Before spring semester, that is! Oh, my Dirrrty ones…what a wonderful term we’ve had. Dirt sat up late last night thinking of what beautifully wrapped gossip nuggets to place beneath your tree. For you, a string of lights…well, a string of Dirt… “Dirt lights”…no, “twinkling Dirt”…no “non-denominational holiday Dirt”….whatever.
It’s happened. Hollywood royalty Gwyneth Paltrow’s newest roll will be mommy to speculated future hubby Chris Martin’s unborn child inside her air-tight (not for long) tummy. Dirt can’t begin to explain the joy of two rich, beautiful people having offspring (because the Paltrow-Martin duo is now reality show material). Entertainment Tonight reported last week that the two have filed for a marriage license in Santa Barbara County, CA, a confidential one which tend to expire within 90 days. This could mean that a shotgun wedding is fast approaching. GBB, Gwyneth’s Beautiful Baby, (Dirt is officially coining this!) is expected next summer.
MSNBC’s The Scoop unearthed speculations by gay-rights group NAMBLA that Harry Potter, in all his fictitious glory, is gay. A ranting essay on the groups Web site notes that Harry’s struggle is that of any homosexual wizard, living in a closet (ohmigod! closet!) under the stairs.
They liken the young hero to the Greek myth of Orestes.
“Orestes, like Harry, was born at Lammas, sent away to be reared by relatives, had a lightening-flash birthmark on his forehead, caused the death of his parents, fought unending magic battles, had a marriage of convenience with Hermione, and was life-long lover of his childhood boyfriend Pylades.”
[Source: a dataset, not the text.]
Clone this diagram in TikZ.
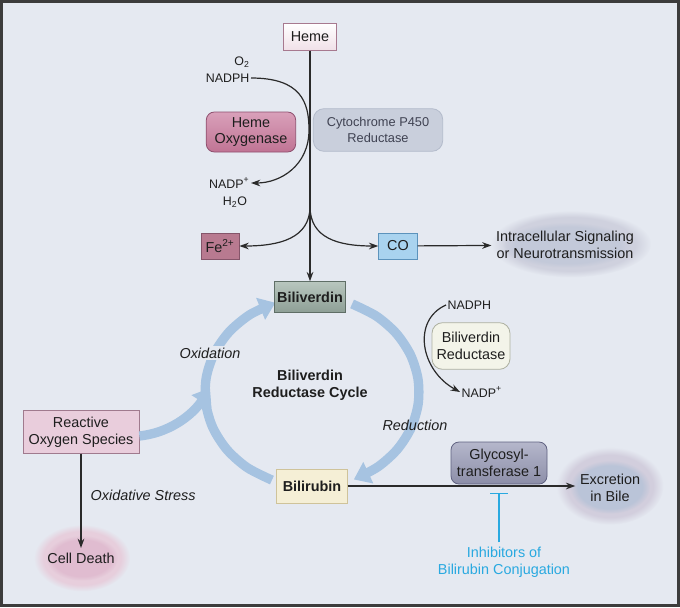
\documentclass[tikz,border=0pt]{standalone}
\usepackage{fontspec}
\setmainfont{Liberation Sans}
\usetikzlibrary{arrows.meta,calc,fadings}

\definecolor{bgpage}{HTML}{E5E9F1}
\definecolor{frame}{HTML}{3C3C3C}
\definecolor{txt}{HTML}{1E1E1E}
\definecolor{ln}{HTML}{2A2A2A}
\definecolor{hemefill}{HTML}{F0E0E8}
\definecolor{hemeln}{HTML}{A7798F}
\definecolor{hotop}{HTML}{D9A0BA}
\definecolor{hofill}{HTML}{C07494}
\definecolor{holn}{HTML}{8E4F6E}
\definecolor{cyfill}{HTML}{C9CFDC}
\definecolor{cyln}{HTML}{B3BBCB}
\definecolor{cytxt}{HTML}{3F4252}
\definecolor{fefill}{HTML}{B87A90}
\definecolor{feln}{HTML}{85556A}
\definecolor{cofill}{HTML}{A9D3EF}
\definecolor{coln}{HTML}{5C93BC}
\definecolor{sighalo}{HTML}{CFD1DE}
\definecolor{sigcore}{HTML}{C3C9D9}
\definecolor{bvtop}{HTML}{B8C6BE}
\definecolor{bvfill}{HTML}{8E9F96}
\definecolor{bvln}{HTML}{5F6E66}
\definecolor{brfill}{HTML}{F5EFD6}
\definecolor{brln}{HTML}{CFC39A}
\definecolor{bvrfill}{HTML}{F3F4E9}
\definecolor{bvrln}{HTML}{ADB0A0}
\definecolor{gttop}{HTML}{B5B7CB}
\definecolor{gtfill}{HTML}{8C8EA8}
\definecolor{gtln}{HTML}{5F6180}
\definecolor{bilehalo}{HTML}{D2CEDD}
\definecolor{bilecore}{HTML}{BAC4D8}
\definecolor{rosfill}{HTML}{E9CDDC}
\definecolor{rosln}{HTML}{A07A8E}
\definecolor{deathhalo}{HTML}{E7CEDC}
\definecolor{deathcore}{HTML}{E0BCD0}
\definecolor{cycblue}{HTML}{A6C3E1}
\definecolor{inhblue}{HTML}{29A9E0}

\begin{document}
\begin{tikzpicture}[x=0.75pt, y=-0.75pt,
  every node/.style={align=center, text=txt, font=\fontsize{10.8}{12.5}\selectfont},
  box/.style={draw, line width=0.6pt, inner sep=2pt},
  rbox/.style={box, rounded corners=6pt},
  small/.style={font=\fontsize{9.3}{11}\selectfont, inner sep=1pt},
  rxn/.style={draw=ln, line width=0.9pt, -{Stealth[length=7pt, width=5pt]}},
  cyc/.style={draw=cycblue, line width=7pt, -{Triangle[length=12pt, width=17pt]}},
  inhib/.style={draw=inhblue, line width=1.1pt, -{Bar[width=13pt]}},
  haze/.style={path fading=circle with fuzzy edge 20 percent},
]
  \useasboundingbox (0,0) rectangle (680,607);
  \draw[fill=bgpage, draw=frame, line width=2pt] (1.3,1.3) rectangle (678.7,605.7);

  % soft clouds
  \fill[sighalo, haze] (571,244) ellipse [x radius=60pt, y radius=25pt];
  \fill[sigcore, haze] (567,245) ellipse [x radius=48pt, y radius=17pt];
  \fill[bilehalo, haze] (610,486) ellipse [x radius=40pt, y radius=29pt];
  \fill[bilecore, haze] (610,487) ellipse [x radius=30pt, y radius=20pt];
  \fill[deathhalo, haze] (82,558) ellipse [x radius=36pt, y radius=25pt];
  \fill[deathcore, haze] (82,558) ellipse [x radius=27pt, y radius=17pt];

  % cycle
  \draw[cyc] plot[smooth, domain=-68:67, samples=10] ({312+107*cos(\x)},{392+95*sin(\x)});
  \draw[cyc] plot[smooth, domain=112:250, samples=10] ({312+107*cos(\x)},{392+95*sin(\x)});

  \node[box, draw=hemeln, top color=white, bottom color=hemefill,
        minimum width=40pt, minimum height=20pt] (heme) at (310,37) {Heme};
  \node[rbox, draw=holn, top color=hotop, bottom color=hofill,
        minimum width=67pt, minimum height=30pt] (ho) at (251,132) {Heme\\Oxygenase};
  \node[rbox, rounded corners=8pt, draw=cyln, fill=cyfill, text=cytxt,
        font=\fontsize{9.6}{12}\selectfont,
        minimum width=97pt, minimum height=32pt] (p450) at (378,130) {Cytochrome P450\\Reductase};
  \node[box, draw=feln, fill=fefill, minimum width=28.5pt, minimum height=19.5pt] (fe) at (220,246) {Fe\textsuperscript{2+}};
  \node[box, draw=coln, fill=cofill, minimum width=29pt, minimum height=19.5pt] (co) at (398,246) {CO};
  \node (signal) at (565,245) {Intracellular Signaling\\or Neurotransmission};

  \node[small] (o2) at (242,62) {O\textsubscript{2}};
  \node[small, anchor=east] (nadph) at (251,78) {NADPH};
  \node[small, anchor=east] (nadp) at (251,183) {NADP\textsuperscript{+}};
  \node[small] (water) at (235,202) {H\textsubscript{2}O};

  \node[box, draw=bvln, top color=bvtop, bottom color=bvfill, font=\fontsize{10.8}{12.5}\selectfont\bfseries,
        minimum width=52.5pt, minimum height=23pt] (bv) at (310,297) {Biliverdin};
  \node[box, draw=brln, fill=brfill, font=\fontsize{10.8}{12.5}\selectfont\bfseries,
        minimum width=53pt, minimum height=25.5pt] (br) at (312,486) {Bilirubin};
  \node[font=\fontsize{10.8}{12.5}\selectfont\bfseries] (cycle) at (310,385) {Biliverdin\\Reductase Cycle};
  \node[font=\fontsize{10.8}{12.5}\selectfont\itshape, fill=bgpage, inner sep=1pt] (ox) at (210,353) {Oxidation};
  \node[font=\fontsize{10.8}{12.5}\selectfont\itshape] (red) at (415,425) {Reduction};

  \node[rbox, rounded corners=8pt, draw=bvrln, fill=bvrfill,
        minimum width=58.5pt, minimum height=35pt] (bvr) at (471,346) {Biliverdin\\Reductase};
  \node[small, anchor=west] (nadphb) at (446,305) {NADPH};
  \node[small, anchor=west] (nadpb) at (460,392) {NADP\textsuperscript{+}};

  \node[rbox, draw=gtln, top color=gttop, bottom color=gtfill,
        minimum width=72pt, minimum height=31.5pt] (gt) at (499,463) {Glycosyl-\\transferase 1};
  \node (bile) at (610,488) {Excretion\\in Bile};
  \node[text=inhblue] (inh) at (504,562) {Inhibitors of\\Bilirubin Conjugation};

  \node[box, draw=rosln, fill=rosfill, minimum width=87pt, minimum height=32pt] (ros) at (81,432) {Reactive\\Oxygen Species};
  \node (death) at (81,558) {Cell Death};
  \node[font=\fontsize{10.8}{12.5}\selectfont\itshape, anchor=west] (stress) at (86,495) {Oxidative Stress};

  % reactions
  \coordinate (split) at ($(heme.south)!0.675!(bv.north)$);
  \draw[rxn] (heme) -- (bv);
  \draw[rxn] (nadph.east) .. controls +(50,0) and +(0,-28) .. (309,130)
             .. controls +(0,35) and +(30,0) .. (nadp.east);
  \draw[rxn] (split) .. controls +(0,32) and +(40,0) .. (fe.east);
  \draw[rxn] (split) .. controls +(0,32) and +(-40,0) .. (co.west);
  \draw[rxn] (co) -- (signal);
  \draw[rxn] (nadphb.west) .. controls +(-34,15) and +(-40,-22) .. (nadpb.west);
  \draw[rxn] (br.east) -- (br.east -| bile.west);
  \draw[rxn] (ros) -- (death);
  \coordinate (block) at (499,493);
  \draw[inhib] (inh.north -| block) -- (block);
  \draw[cyc] ($(ros.east)+(0,4)$) .. controls (175,432) and (196,410) .. (210,388);
\end{tikzpicture}
\end{document}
Suki-suki, now. Publishers made no comment.
Kid n’ Krav heat up
All this Christmas cheer has Dirt on a coining spree: Kid n’ Krav, Nicole Kidman and Lenny Kravitz, seem to be the “it” couple these days. The New York Post’s gossip queen Cindy Adams reported this week that Nicole, hot off the set of her happily buzzed Stepford Wives, took a rather interesting travel route to L.A., stopping off in Miami to see Lenny. Kidman’s ex-hubby Tom Cruise recently let the couple out of the bag to Diane Sawyer, confirming their canoodling.
Ho, Ho, Ho
No, we’re not talking about Paris Hilton’s sex tape! Dirt’s just wishing you the happiest of holidays and a safe and sound winter break. See you next year for buzz, gossip, the national security-level task of Award Show tracking and all things dirrrty!